Стивен Пинкер объясняет опущение эмоций в начале когнитивной революции ничем иным, как банальной «гиковостью [71] ». «Это были занудные ребята, интересовавшиеся занудными аспектами познания, – объясняет он. – Дело не в том, что наши эмоции не являются интересными темами для изучения, просто это были не те темы, которые их интересовали». [72] На это бойкое объяснение (о, эти безэмоциональные, рациональные ученые!) было бы легко купиться, если бы не наше нынешнее затруднительное культурное положение: мы увязли в трясине бихевиоризма, одновременно затравленные возвеличиванием рационального мышления как вершины человеческой мудрости и терзаемые фантомами изгнанных эмоций. И можно только поражаться полнейшей бездушности этого заявления Б. Ф. Скиннера: «Мой ответ на вопрос Монтень [ «Как жить?»] шокировал многих людей: я бы скорее похоронил своих детей, чем свои книги». [73] Истинный шок от этого комментария заключается в его постоянстве, поскольку он был произнесен не импульсивно в прямом эфире, а написан самим Скиннером в его автобиографии.
71
Гик – человек, чрезвычайно увлечённый чем-либо; фанат. Изначально гиками именовали людей, увлечённых высокими технологиями. – Прим. пер.
72
Quoted in Lehrer, “Hearts & Minds.”
73
B. F. Skinner, A Matter of Consequences: Part Three of an Autobiography (New York: Knopf, 1983), 411.

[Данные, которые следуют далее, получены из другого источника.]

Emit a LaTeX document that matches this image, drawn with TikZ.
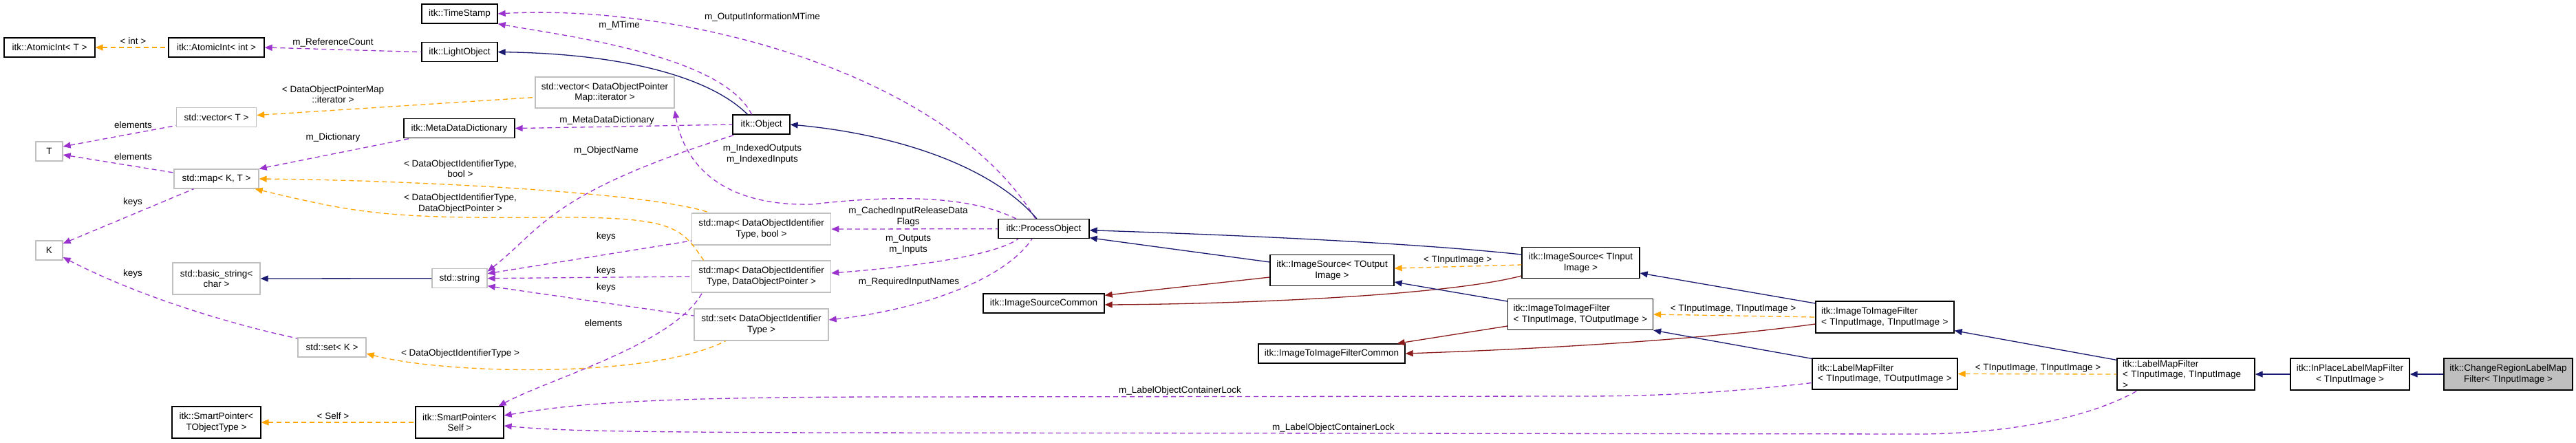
\documentclass[tikz,border=0pt]{standalone}
\usepackage{fontspec}
\setmainfont{Liberation Sans}
\usetikzlibrary{arrows.meta}
\newcommand\dgfont{\fontsize{13.5}{15.5}\selectfont}
\definecolor{cpurple}{HTML}{9A32CD}
\definecolor{corange}{HTML}{FFA500}
\definecolor{cnavy}{HTML}{191970}
\definecolor{cred}{HTML}{8B1A1A}
\definecolor{cgray}{HTML}{BFBFBF}
\tikzset{
  every node/.style={font=\dgfont, inner sep=0pt},
  cls/.style={draw=black, line width=1.3pt, fill=white, align=center},
  ext/.style={draw=cgray, line width=1.3pt, fill=white, align=center},
  lbl/.style={align=center},
  tip/.style={{Triangle[length=11pt,width=9pt]}-},
  inh/.style={tip, draw=cnavy, line width=1.3pt},
  inhred/.style={tip, draw=cred, line width=1.3pt},
  usea/.style={tip, draw=cpurple, line width=1.3pt, dash pattern=on 7pt off 5pt},
  tmpl/.style={tip, draw=corange, line width=1.3pt, dash pattern=on 7pt off 5pt},
}
\begin{document}
\begin{tikzpicture}[x=1pt,y=-1pt]
\useasboundingbox (0,0) rectangle (3744,643);
% nodes
\node[cls, minimum width=132, minimum height=28] (atiT) at (72,69) {itk::AtomicInt< T >};
\node[cls, minimum width=139, minimum height=28] (atiint) at (314.5,69) {itk::AtomicInt< int >};
\node[cls, minimum width=110, minimum height=28] (ts) at (668,20) {itk::TimeStamp};
\node[cls, minimum width=110, minimum height=28] (lo) at (668,75.6) {itk::LightObject};
\node[ext, minimum width=202, minimum height=45] (vecdop) at (879,134.5) {std::vector< DataObjectPointer\\Map::iterator >};
\node[ext, minimum width=116, minimum height=28] (vecT) at (314.6,170.5) {std::vector< T >};
\node[cls, minimum width=161, minimum height=28] (mdd) at (667.5,186.6) {itk::MetaDataDictionary};
\node[ext, minimum width=39, minimum height=28] (T) at (71.5,220) {T};
\node[ext, minimum width=123, minimum height=28] (mapKT) at (314.5,260) {std::map< K, T >};
\node[ext, minimum width=39, minimum height=28] (K) at (71.5,364) {K};
\node[ext, minimum width=127, minimum height=46] (bstr) at (314.5,405) {std::basic\_string<\\char >};
\node[ext, minimum width=80, minimum height=28] (str) at (668,404.7) {std::string};
\node[ext, minimum width=99, minimum height=28] (setK) at (482.5,505) {std::set< K >};
\node[cls, minimum width=129, minimum height=46] (spT) at (314.5,614) {itk::SmartPointer<\\TObjectType >};
\node[cls, minimum width=128, minimum height=46] (spS) at (668,614) {itk::SmartPointer<\\Self >};
\node[cls, minimum width=83, minimum height=28] (obj) at (1106.5,181) {itk::Object};
\node[ext, minimum width=202, minimum height=46] (mapbool) at (1106.6,333) {std::map< DataObjectIdentifier\\Type, bool >};
\node[ext, minimum width=202, minimum height=46] (mapdop) at (1106.6,402) {std::map< DataObjectIdentifier\\Type, DataObjectPointer >};
\node[ext, minimum width=195, minimum height=46] (setdoi) at (1106.5,472) {std::set< DataObjectIdentifier\\Type >};
\node[cls, minimum width=132, minimum height=28] (po) at (1517,332.7) {itk::ProcessObject};
\node[cls, minimum width=176, minimum height=28] (isc) at (1517,441) {itk::ImageSourceCommon};
\node[cls, minimum width=180, minimum height=45] (isO) at (1936,393) {itk::ImageSource< TOutput\\Image >};
\node[cls, minimum width=171, minimum height=45] (isI) at (2297.5,382) {itk::ImageSource< TInput\\Image >};
\node[cls, minimum width=211, minimum height=45, align=left, text width=195] (itifO) at (2297,457) {itk::ImageToImageFilter\\< TInputImage, TOutputImage >};
\node[cls, minimum width=213, minimum height=28] (itifc) at (1935.5,514) {itk::ImageToImageFilterCommon};
\node[cls, minimum width=201, minimum height=46, align=left, text width=185] (itifI) at (2739.5,461) {itk::ImageToImageFilter\\< TInputImage, TInputImage >};
\node[cls, minimum width=211, minimum height=45, align=left, text width=195] (lmfO) at (2739.5,543.5) {itk::LabelMapFilter\\< TInputImage, TOutputImage >};
\node[cls, minimum width=200, minimum height=46, align=left, text width=184] (lmfI) at (3177,544) {itk::LabelMapFilter\\< TInputImage, TInputImage >};
\node[cls, minimum width=173, minimum height=46] (inpl) at (3415.5,544) {itk::InPlaceLabelMapFilter\\< TInputImage >};
\node[cls, minimum width=187, minimum height=46, fill=cgray] (crl) at (3645.5,544) {itk::ChangeRegionLabelMap\\Filter< TInputImage >};
% labels
\node[lbl] (l1) at (193.5,60) {< int >};
\node[lbl] (l2) at (484,62) {m\_ReferenceCount};
\node[lbl] (l3) at (900,37) {m\_MTime};
\node[lbl] (l4) at (1108,24.6) {m\_OutputInformationMTime};
\node[lbl] (l5) at (484,137) {< DataObjectPointerMap\\::iterator >};
\node[lbl] (l6) at (1108,224) {m\_IndexedOutputs\\m\_IndexedInputs};
\node[lbl] (l7) at (882,175) {m\_MetaDataDictionary};
\node[lbl] (l8) at (484,200) {m\_Dictionary};
\node[lbl] (l9) at (193.5,182) {elements};
\node[lbl] (l10) at (193.5,227.5) {elements};
\node[lbl] (l11) at (193,294) {keys};
\node[lbl] (l12) at (193,398) {keys};
\node[lbl] (l13) at (669,245) {< DataObjectIdentifierType,\\bool >};
\node[lbl] (l14) at (669,296) {< DataObjectIdentifierType,\\DataObjectPointer >};
\node[lbl] (l15) at (881,219) {m\_ObjectName};
\node[lbl] (l16) at (881,344) {keys};
\node[lbl] (l17) at (881,394) {keys};
\node[lbl] (l18) at (881,418) {keys};
\node[lbl] (l19) at (669,514) {< DataObjectIdentifierType >};
\node[lbl] (l20) at (877,470) {elements};
\node[lbl] (l21) at (1320,315) {m\_CachedInputReleaseData\\Flags};
\node[lbl] (l22) at (1320,355) {m\_Outputs\\m\_Inputs};
\node[lbl] (l23) at (1321,410) {m\_RequiredInputNames};
\node[lbl] (l24) at (484,604.5) {< Self >};
\node[lbl] (l25) at (1715,567.6) {m\_LabelObjectContainerLock};
\node[lbl] (l26) at (1938,621.8) {m\_LabelObjectContainerLock};
\node[lbl] (l27) at (2118.6,378.5) {< TInputImage >};
\node[lbl] (l28) at (2519,449) {< TInputImage, TInputImage >};
\node[lbl] (l29) at (2962,535) {< TInputImage, TInputImage >};
% edges
\draw[tmpl] (atiT.east) -- (atiint.west);
\draw[usea] (atiint.east) -- (lo.west);
\draw[usea] (ts.south east) .. controls (820,52) and (1050,80) .. ([xshift=-14]obj.north);
\draw[usea] (ts.east) .. controls (1000,5) and (1380,110) .. ([xshift=-12]po.north);
\draw[inh] (lo.east) .. controls (900,78) and (1030,110) .. ([xshift=-20]obj.north);
\draw[inh] (obj.east) .. controls (1300,195) and (1440,240) .. ([xshift=-10]po.north);
\draw[tmpl] ([yshift=3]vecT.east) -- ([yshift=-7]vecdop.west);
\draw[usea] ([yshift=-3]vecdop.south east) .. controls (995,240) and (1050,300) .. (1180,297) .. controls (1330,280) and (1420,290) .. ([xshift=-40]po.north);
\draw[usea] (mdd.east) -- (obj.west);
\draw[usea] (mapKT.north east) -- ([xshift=10]mdd.south west);
\draw[usea] ([yshift=7]T.east) -- ([yshift=-12]vecT.west);
\draw[usea] ([yshift=-5]T.east) -- ([yshift=9]mapKT.west);
\draw[usea] ([yshift=10]K.east) -- ([xshift=-33]mapKT.south);
\draw[usea] ([yshift=-10]K.east) .. controls (200,430) and (330,470) .. ([yshift=13]setK.west);
\draw[tmpl] (mapKT.east) .. controls (600,262) and (950,280) .. ([xshift=-75]mapbool.north);
\draw[tmpl] ([xshift=-6]mapKT.south east) .. controls (520,310) and (560,318) .. (800,316) .. controls (980,315) and (990,330) .. ([xshift=-84]mapdop.north);
\draw[usea] ([yshift=10]str.east) .. controls (790,330) and (800,280) .. ([xshift=5]obj.south west);
\draw[usea] ([yshift=7]str.east) -- ([yshift=-17]mapbool.west);
\draw[usea] (str.east) -- (mapdop.west);
\draw[usea] ([yshift=-11]str.east) -- ([yshift=13]setdoi.west);
\draw[inh] (bstr.east) -- (str.west);
\draw[tmpl] ([yshift=-9]setK.east) .. controls (650,545) and (950,550) .. ([xshift=-52]setdoi.south);
\draw[usea] ([xshift=-8]spS.north east) .. controls (800,550) and (980,500) .. ([xshift=-86]mapdop.south);
\draw[usea] (mapbool.east) -- (po.west);
\draw[usea] ([yshift=5]mapdop.east) .. controls (1300,390) and (1440,375) .. ([xshift=-37]po.south);
\draw[usea] ([yshift=7]setdoi.east) .. controls (1300,455) and (1450,420) .. ([xshift=-17]po.south);
\draw[tmpl] (spT.east) -- (spS.west);
\draw[usea] ([yshift=10]spS.east) .. controls (820,590) and (900,577) .. (1300,577) -- (2300,576) .. controls (2450,576) and (2560,565) .. ([yshift=-13]lmfO.west);
\draw[usea] ([yshift=-5]spS.east) .. controls (800,625) and (850,628) .. (1200,629) -- (2800,631) .. controls (2950,628) and (3050,600) .. ([xshift=-70]lmfI.south);
\draw[inh] ([yshift=-2]po.east) .. controls (1900,345) and (2100,358) .. ([yshift=12]isI.west);
\draw[inh] ([yshift=-13]po.east) -- ([yshift=12]isO.west);
\draw[inhred] ([yshift=-3]isc.north east) -- ([yshift=-10]isO.west);
\draw[inhred] ([yshift=-2]isc.east) .. controls (1800,442) and (2100,430) .. ([yshift=-19]isI.west);
\draw[tmpl] ([yshift=3]isO.east) -- ([yshift=-3]isI.west);
\draw[inh] ([yshift=-17]isO.east) -- ([yshift=19]itifO.west);
\draw[inhred] ([xshift=-12]itifc.north east) -- ([yshift=-17]itifO.west);
\draw[inhred] (itifc.east) .. controls (2300,505) and (2500,490) .. ([yshift=-10]itifI.west);
\draw[tmpl] (itifO.east) -- (itifI.west);
\draw[inh] ([yshift=-15]isI.east) -- ([yshift=20]itifI.west);
\draw[inh] (itifO.south east) -- ([yshift=-1]lmfO.north west);
\draw[inh] ([yshift=4]itifI.south east) -- ([yshift=-3]lmfI.north west);
\draw[tmpl] (lmfO.east) -- (lmfI.west);
\draw[inh] (lmfI.east) -- (inpl.west);
\draw[inh] (inpl.east) -- (crl.west);
\end{tikzpicture}
\end{document}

Пинкер жаловался, что «большая часть научной журналистики сегодня враждебна к ученым», высказывая мнение, что «существует презумпция виновности ученых, что они <…> экспериментируют на невинных жертвах или обмануты фармацевтическими компаниями, заставляющими их создавать лекарства, которые нам не нужны». [74] Но у нас есть основания опасаться науки, которая отреклась от эмоций, и задаваться вопросом не только о том, что было потеряно в результате их изгнания, но, что еще более печально, о том, какой ущерб был нанесен их изгнанием из массовой психологии на протяжении большей части прошлого столетия. Горькая ирония заключается в том, что, хотя Гарвард и сыграл главную роль в начале когнитивной революции, другим его наиболее заметным продуктом в ту же эпоху был некто Теодор Джон Качинский.
74
Quoted in Robin Dougherty, “Between the Lines with Steven Pinker: Part of a Golden Age of Science Writing,” Boston Globe, December 26, 2004.